I forgot you told me the Joni Mitchell fact, that it was lifted from something to do with her? I thought maybe inspired by her music at the time when you mentioned it to me, but it turns out it was from a Q magazine interview. At any rate, it certainly didn’t remind me of her the first time I read it. It really didn’t make me think of anything. Again, that disconnect when I read and gleaning information. Especially when all the ideas here are so chalky and blocky.
The second time through I had Joni in mind, it made me think a bit of when she was coming up in Toronto in the 60s, but only when the women’s home thing was mentioned. Beyond that… I’m not really sure. There were some very good moments within the poem but I only thought of the interest of it’s ideas and juxtapositions and remarks and so on.

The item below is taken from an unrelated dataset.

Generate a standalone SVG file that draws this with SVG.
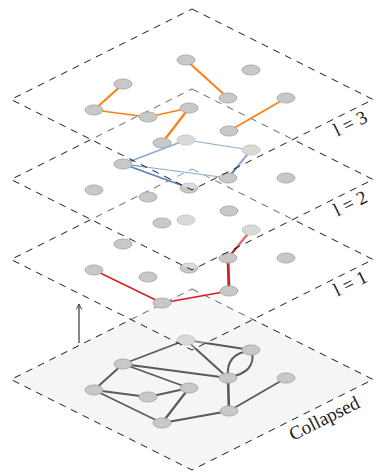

—- Just remembered, it did actually remind me of a few musings I’ve written to myself. I’ve gotten into the habit of having full conversations with myself, I find I can get to the root of something if I can talk it out loud, which I’ve always done, but more so now then before they have been philosophical debates and major life choices (but aren’t all choices a life choice? I wonder). Anyway, it reminded me at times… Rather it felt comfortable and/or fluid to read at times like it’s been fluid to talk with myself.
Are there any words in this poem that you don’t understand?
None that popped out at the time, or any I can remember. I’m on my phone typing this and I’m afraid if I back out of this webpage I’ll lose everything I’ve typed, so let’s go with my gut on this one. No.
Would you like to understand them?
Yes, I would love to (genuinely meant and not sarcastic)
Have you encountered a poem like this before? Is this poem different from what you expected poetry to be like? If so, How?
I’ve read a few poems before. I dunno, this is a weird question, maybe. I never know what to expect from poetry because it’s all different to me, I’m not quite familiar enough to pick up on the nuances of style, but I’m familiar enough with art to recognize that there is certainly a style to be nuanced. So maybe it’s exactly different from what I would have expected? But then it’s kind of like what Syndrome from The Incredibles said, “once everyone is a Super..! No one will be.” I think maybe that works both ways, existentially. If nothing matters, then by that token everything matters. And if everything matters, so does nothing.
Does this poem remind you of any other piece of art or media?
Disney’s, “The Incredibles,” clearly, lol.
Do you have any questions for the poet?
Brad Tollman is a musician and an artist. He likes to think so, at least. He works at a Starbucks and kind of enjoys it. The people are cool. The morning shifts are stressful. He’s 25 in April and that scares him a little bit. He hasn’t been recognizing himself in the mirror lately. He needs a haircut and a shave.